In Connecticut, Marshall is paired up with Samuel Friedman (Josh Gad, Frozen, A Dog’s Purpose, Beauty and the Beast), a white Jewish lawyer who, in the film, is more interested in working civil court cases than courting controversy in a criminal case. Friedman attempts to get off the case, believing his representation of an African-American would undermine his professional reputation and ostracize him within the wealthy community of Greenwich. A racist judge (James Cromwell, Babe, Star Trek: First Contact, The Green Mile), however, requires him to continue as local counsel in a transparent attempt to stack the deck against Spellman. Marshall coaches Friedman through the case, developing the strategy and instructing him on its execution.
Strong performances by Boseman and Gad, as well as almost the entire supporting cast, hold the film together. Boseman effectively convey’s Marshall’s aptitudes as a confident, privately thoughtful, and clever legal strategist. One particularly salient scene has Marshall advising Friedman to draw out the sordid details of Spellman’s past while on the stand—child abandonment, dishonorable discharge, and accusations of thievery. This would neutralize the sensationalism attached to Spellman’s backstory and mitigate the negative impact from the prosecution’s cross examination. Meanwhile, through Marshall’s coaching, the film shows Friedman transform from a meek, unsophisticated insurance lawyer to a grounded civil rights advocate.
On the whole, Marshall is a well constructed and executed courtroom drama with a strong lesson about the enduring importance of racism and prejudice. This point comes home in the climactic scenes when Louisiana born and bred Spellman, caught in a lie, reveals that the consequence of telling the truth in the South would be a lynching. Viewers see how the brutal injustice of Jim Crow corrupts the criminal justice system in the North, unleashing simmering prejudices and racial hatred that reinforce cultural if not legal segregation and oppression.
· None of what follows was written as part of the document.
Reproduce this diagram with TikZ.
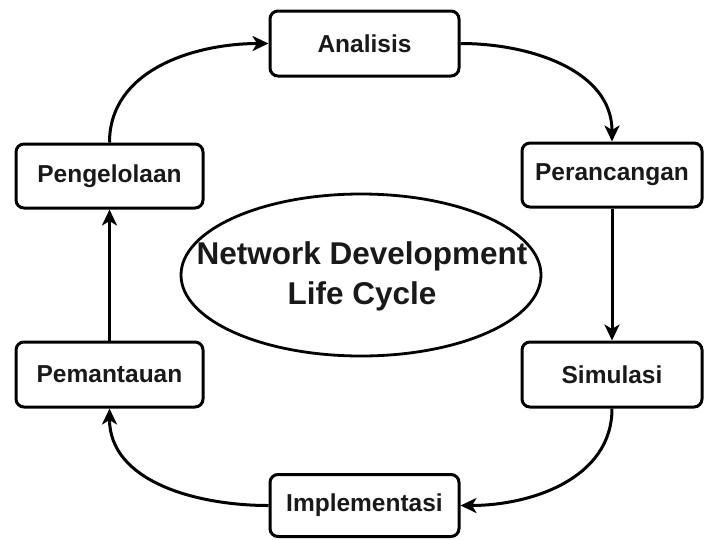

For all its strengths, however, the director and screenwriter make a creative choice that may well undermine the film’s credibility for informed audiences. In a move apparently intended to maintain creative tension and keep forward momentum in the story, the screenwriters chose to use Friedman’s character as a metaphor for white disinterest and then conversion to the cause of civil rights. The film notes in the concluding scenes that the real Samuel Friedman rose to prominence as a civil rights attorney and advocate, but implies this reputation followed the Spellman case. In real life, Friedman was apparently a competent attorney and strong civil rights advocate. While the case would have certainly elevated his profile, Friedman’s nephew says his uncle’s reputation as an accomplished attorney and civil rights advocate were well established prior to the case.
Moreover, Thurgood Marshall’s on-screen attempts to convince the fictionalized Friedman of the overarching importance of civil rights litigation undermines the film’s ability to demonstrate one of Marshall’s most well recognized intellectual and practical legacies: modern public interest law. Individual court cases are tactical plays in a long-term strategy focused on embedding fundamental principles and values in law. The film conflates this prescient understanding of legal strategy with Marshall’s attempt to educate his reluctant co-counsel on the value and tactics of criminal court proceedings.
Narrative films, however, should not be confused with documentaries. Screenwriters often change, combine, eliminate, or add characters to serve the purpose of the story. In this case, however, by diminishing the reputation of a real person, the director and screenwriters trivialize an important part of the history of the U.S. Civil Rights Movement. White support, and Jewish support in particular, was an essential component for financing and leveraging many of the successes of the movement. An early scene alludes to this fact when Marshall’s supervisor at the NAACP suggests a win in the Spellman case would be important for generating private financial support for their public interest litigation efforts.
Writing a stronger character for Friedman would not have diminished the iconic status or significance of Marshall—who ended up winning all but three of the 33 cases he argued before the U.S. Supreme Court—the NAACP, or the NAACP Legal Defense Fund. It also would have strengthened the historical accuracy of the film and given the real-life Friedman his due for his courageous work at the time.
One final note: Don’t skip the credits. The filmmakers have included an audio clip of the real Thurgood Marshall at the end.